The cost to the state in terms of healthcare for smokers and the loss of human resources is immense, officials have said.

With a pack of cigarettes going for as little as 4 yuan in China, the country has a tobacco market worth 500 billion yuan.

About half of those polled in the China Youth Daily survey pointed to low fines as the reason behind smokers ignoring the ban.

"Violators of the ban should pay a higher fine, which hasn't changed in the last decade," the director of the Beijing Committee for Patriotic Public Health Campaign, surnamed Liu, told China Daily in a phone interview.

Beijing implemented a smoking ban in public areas 12 years ago.

But there were no detailed rules on the amount of fines for violators and no defined zones under the ban.

"We have handed in a proposal and expect to see a change in the 12-year law before 2011," Liu said.

"Only if inspectors have more legal power and the relative rules are more specific, can a thorough smoking ban be realized in public," Li Fangping, a lawyer of Ruifeng Law Agency in Beijing, was quoted by China Youth Daily as saying.

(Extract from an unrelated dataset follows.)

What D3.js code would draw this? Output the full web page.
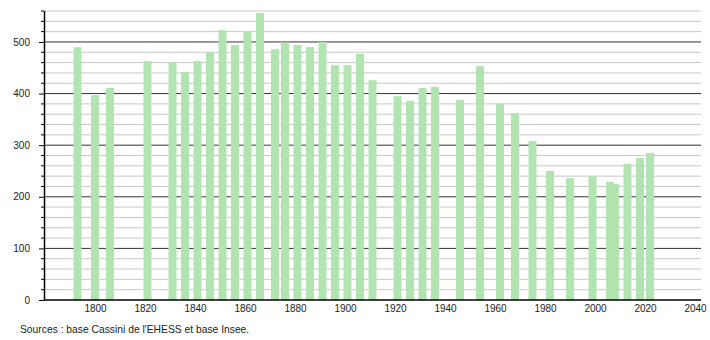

Compared with Singapore and Hong Kong, Li said that enforcement of smoking bans is not tough enough in the mainland.

"One of my friends once was fined more than HK$1,000 ($128) for smoking in public places in Hong Kong. One month after that, his hands still shook when he wanted to light up a cigarette in public areas," Li said.

Still, public education programs will be more effective than any rule and relevant anti-smoking agencies should spare no effort to drive the ant-smoking message home, Liu said.

A new anti-smoking campaign will be broadcast to TV sets nationwide from today, the city's tobacco control office said.

"Anti-smoking measures might take more time to be effective, particularly for smokers who have been lighting up for a long time," Zhang was quoted by China Youth Daily as saying.